* _TASK DETAILS_
Write the lines out again, from the top of the material to the line containing "var y = d3.scaleLinear().domain([-1.1, 1.1]).range([B, T]);", pictures excluded.

* START DATA SECTION *

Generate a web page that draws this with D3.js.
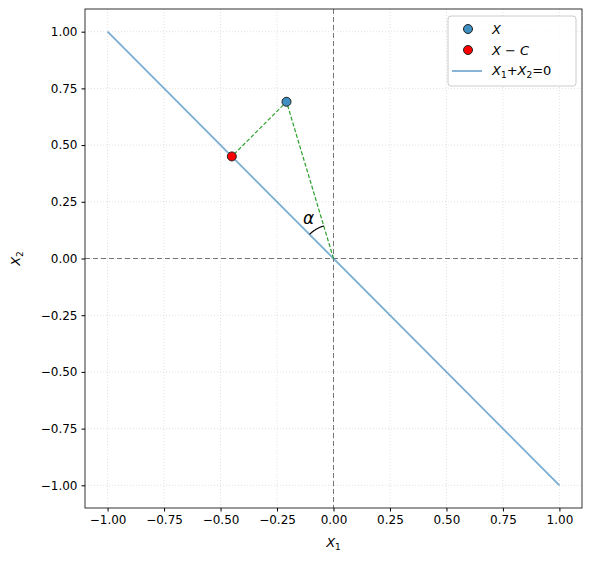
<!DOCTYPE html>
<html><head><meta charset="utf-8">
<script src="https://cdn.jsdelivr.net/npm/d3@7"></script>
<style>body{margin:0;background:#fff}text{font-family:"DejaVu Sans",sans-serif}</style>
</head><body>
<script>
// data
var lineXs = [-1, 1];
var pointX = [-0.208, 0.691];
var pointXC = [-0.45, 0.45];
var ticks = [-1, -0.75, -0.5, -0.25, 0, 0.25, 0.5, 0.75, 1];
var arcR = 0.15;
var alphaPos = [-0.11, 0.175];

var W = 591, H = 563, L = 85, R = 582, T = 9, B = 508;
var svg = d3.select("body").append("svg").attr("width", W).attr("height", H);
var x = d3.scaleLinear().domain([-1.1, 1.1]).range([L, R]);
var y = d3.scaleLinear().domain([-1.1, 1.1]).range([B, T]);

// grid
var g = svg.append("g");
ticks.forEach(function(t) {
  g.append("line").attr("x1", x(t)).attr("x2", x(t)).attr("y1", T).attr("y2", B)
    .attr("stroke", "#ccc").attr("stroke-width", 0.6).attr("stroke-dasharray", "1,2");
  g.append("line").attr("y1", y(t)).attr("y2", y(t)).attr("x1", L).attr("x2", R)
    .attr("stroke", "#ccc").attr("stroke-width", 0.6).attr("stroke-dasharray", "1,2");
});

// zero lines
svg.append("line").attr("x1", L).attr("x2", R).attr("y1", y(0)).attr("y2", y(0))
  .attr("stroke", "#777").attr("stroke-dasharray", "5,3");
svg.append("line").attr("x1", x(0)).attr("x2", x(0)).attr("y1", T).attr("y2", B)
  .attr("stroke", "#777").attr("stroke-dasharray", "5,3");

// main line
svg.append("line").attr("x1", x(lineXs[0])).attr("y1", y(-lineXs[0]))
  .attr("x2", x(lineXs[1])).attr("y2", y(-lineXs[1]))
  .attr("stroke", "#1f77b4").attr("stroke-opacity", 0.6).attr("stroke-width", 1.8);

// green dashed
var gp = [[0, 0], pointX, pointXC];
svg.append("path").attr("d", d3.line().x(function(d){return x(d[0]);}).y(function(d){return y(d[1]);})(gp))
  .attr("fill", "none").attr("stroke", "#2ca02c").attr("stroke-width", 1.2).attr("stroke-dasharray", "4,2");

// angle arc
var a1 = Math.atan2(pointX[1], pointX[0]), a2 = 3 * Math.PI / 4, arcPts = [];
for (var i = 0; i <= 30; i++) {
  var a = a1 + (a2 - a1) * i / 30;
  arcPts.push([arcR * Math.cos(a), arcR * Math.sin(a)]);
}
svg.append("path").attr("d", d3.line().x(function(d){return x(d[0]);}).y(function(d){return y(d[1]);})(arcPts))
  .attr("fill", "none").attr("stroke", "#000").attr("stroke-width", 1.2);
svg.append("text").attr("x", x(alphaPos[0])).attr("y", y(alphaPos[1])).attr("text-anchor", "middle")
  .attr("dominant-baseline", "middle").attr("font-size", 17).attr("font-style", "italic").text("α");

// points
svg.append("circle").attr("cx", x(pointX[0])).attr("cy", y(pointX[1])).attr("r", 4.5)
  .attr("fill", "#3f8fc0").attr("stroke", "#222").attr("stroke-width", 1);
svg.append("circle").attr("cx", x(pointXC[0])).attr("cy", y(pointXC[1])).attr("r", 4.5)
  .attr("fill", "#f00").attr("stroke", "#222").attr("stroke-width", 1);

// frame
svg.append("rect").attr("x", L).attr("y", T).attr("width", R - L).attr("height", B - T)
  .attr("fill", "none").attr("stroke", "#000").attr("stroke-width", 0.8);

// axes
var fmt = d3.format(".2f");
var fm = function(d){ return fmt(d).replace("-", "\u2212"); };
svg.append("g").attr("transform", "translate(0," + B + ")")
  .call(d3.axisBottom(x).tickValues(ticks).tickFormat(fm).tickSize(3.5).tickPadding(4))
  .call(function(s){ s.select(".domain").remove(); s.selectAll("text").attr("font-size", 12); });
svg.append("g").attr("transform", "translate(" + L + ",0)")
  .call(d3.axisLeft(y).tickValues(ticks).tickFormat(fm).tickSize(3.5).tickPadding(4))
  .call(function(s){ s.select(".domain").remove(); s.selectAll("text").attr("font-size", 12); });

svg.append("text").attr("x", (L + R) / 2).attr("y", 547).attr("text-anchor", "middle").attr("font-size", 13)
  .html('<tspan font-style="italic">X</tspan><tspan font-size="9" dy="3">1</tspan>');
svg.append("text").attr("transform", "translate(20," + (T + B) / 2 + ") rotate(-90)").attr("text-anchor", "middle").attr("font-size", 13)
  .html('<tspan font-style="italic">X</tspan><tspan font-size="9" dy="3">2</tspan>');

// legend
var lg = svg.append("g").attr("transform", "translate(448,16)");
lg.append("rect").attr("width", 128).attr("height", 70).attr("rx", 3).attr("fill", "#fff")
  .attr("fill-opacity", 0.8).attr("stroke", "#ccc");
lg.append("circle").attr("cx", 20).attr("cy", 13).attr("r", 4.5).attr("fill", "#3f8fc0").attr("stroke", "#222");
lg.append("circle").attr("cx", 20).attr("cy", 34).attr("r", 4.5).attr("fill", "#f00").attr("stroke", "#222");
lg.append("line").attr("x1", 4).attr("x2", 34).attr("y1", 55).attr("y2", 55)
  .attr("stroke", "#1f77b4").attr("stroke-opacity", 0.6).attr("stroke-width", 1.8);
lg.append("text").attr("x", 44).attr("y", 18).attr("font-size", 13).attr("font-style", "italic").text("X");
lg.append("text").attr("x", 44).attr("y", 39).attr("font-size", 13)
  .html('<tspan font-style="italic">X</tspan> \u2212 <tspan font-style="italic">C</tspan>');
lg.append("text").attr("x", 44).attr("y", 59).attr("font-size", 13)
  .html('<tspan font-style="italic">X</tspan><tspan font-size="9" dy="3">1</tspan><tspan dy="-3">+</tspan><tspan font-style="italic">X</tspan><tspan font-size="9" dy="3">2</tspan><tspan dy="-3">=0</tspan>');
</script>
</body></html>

* END DATA SECTION *

* _ANSWER TO THE TASK_
Generate a web page that draws this with D3.js.
<!DOCTYPE html>
<html><head><meta charset="utf-8">
<script src="https://cdn.jsdelivr.net/npm/d3@7"></script>
<style>body{margin:0;background:#fff}text{font-family:"DejaVu Sans",sans-serif}</style>
</head><body>
<script>
// data
var lineXs = [-1, 1];
var pointX = [-0.208, 0.691];
var pointXC = [-0.45, 0.45];
var ticks = [-1, -0.75, -0.5, -0.25, 0, 0.25, 0.5, 0.75, 1];
var arcR = 0.15;
var alphaPos = [-0.11, 0.175];

var W = 591, H = 563, L = 85, R = 582, T = 9, B = 508;
var svg = d3.select("body").append("svg").attr("width", W).attr("height", H);
var x = d3.scaleLinear().domain([-1.1, 1.1]).range([L, R]);
var y = d3.scaleLinear().domain([-1.1, 1.1]).range([B, T]);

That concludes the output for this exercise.